Seit April 2022 im Amt: Christian Keller, Sport-Geschäftsführer des 1. FC Köln

Kölns Sportchef Christian Keller spricht über den Umgang mit der vehementen Kritik an ihm, die kommenden wichtigen Entscheidungen und Herausforderungen sowie seine FC-Vision.

Die Kritik an ihm ist nach der jüngsten Erfolgsserie des FC in der 2. Bundesliga zwar etwas leiser geworden, doch Sport-Geschäftsführer Christian Keller gilt in Köln weiterhin als äußerst umstritten. Jede seiner Entscheidungen und seiner Aussagen wird vor allem im Netz kommentiert – oft nicht gerade auf die zimperliche Art. Wie geht der 46-Jährige, der seit April 2022 am Geißbockheim im Amt ist, damit persönlich um?

Im Interview mit dem „Kölner Stadt-Anzeiger“ gibt Keller einen Einblick in sein Seelenleben, spricht über die nächsten schwierigen Aufgaben und Entscheidungen und erklärt sein großes Vorhaben: Der gebürtige Badener will dem FC das „Fahrstuhl-Image“ abstreifen und zu einem grundsoliden Bundesligisten formen – wenn er denn die Gelegenheit dazu erhält.

Herr Keller, nach dem 1:5 in Darmstadt Mitte Oktober hatten Sie die Mannschaft verbal in den Senkel gestellt. Gab es damals für Sie irgendwelche Anzeichen, dass das Team zu einer derartigen Erfolgsserie wie zuletzt in der Lage sein könnte?

Christian Keller: Ich bin grundsätzlich von der Qualität dieser Mannschaft überzeugt. Sie hat vor Darmstadt gezeigt, dass sie einen attraktiven Fußball spielen kann. Und nach den Niederlagen in Darmstadt und gegen Paderborn hat sie dann bewiesen, dass sie auch zu einem ergebnisorientierten Fußball in der Lage ist.
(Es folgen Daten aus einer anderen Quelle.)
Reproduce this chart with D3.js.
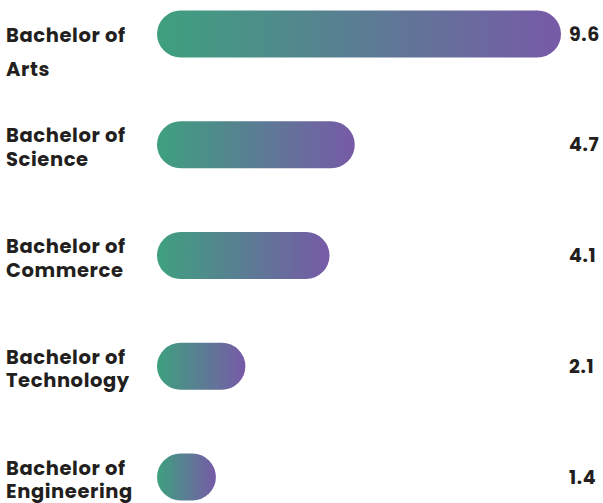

Sie ist in der Zweiten Liga mehr als konkurrenzfähig. Dass wir dann nach einem Tiefpunkt endlich eine Serie gestartet haben, war gut, allerdings auch notwendig. Ich bin für gewöhnlich Herr meiner Emotionen. Aber nach dem Darmstadt-Spiel konnte man das nicht mehr schönreden. Außerdem war ich davon überzeugt, dass es für eine Kehrtwende in dieser Phase intern und extern deutlicher Worte bedurfte.

Und da hatten Sie wirklich keine Zweifel an der Mannschaft?

Am Anfang der Saison haben wir die Gegner dominiert, dabei aber immer wieder Großchancen vergeben. Und hinten raus haben wir uns dann mit ein, zwei entscheidenden Defensivfehlern auch noch komplett selbst bestraft. Da hätte man verzweifeln können, dennoch habe ich nicht an der Mannschaft gezweifelt, weil sie für die Zweite Liga eine sehr gute Mannschaft ist.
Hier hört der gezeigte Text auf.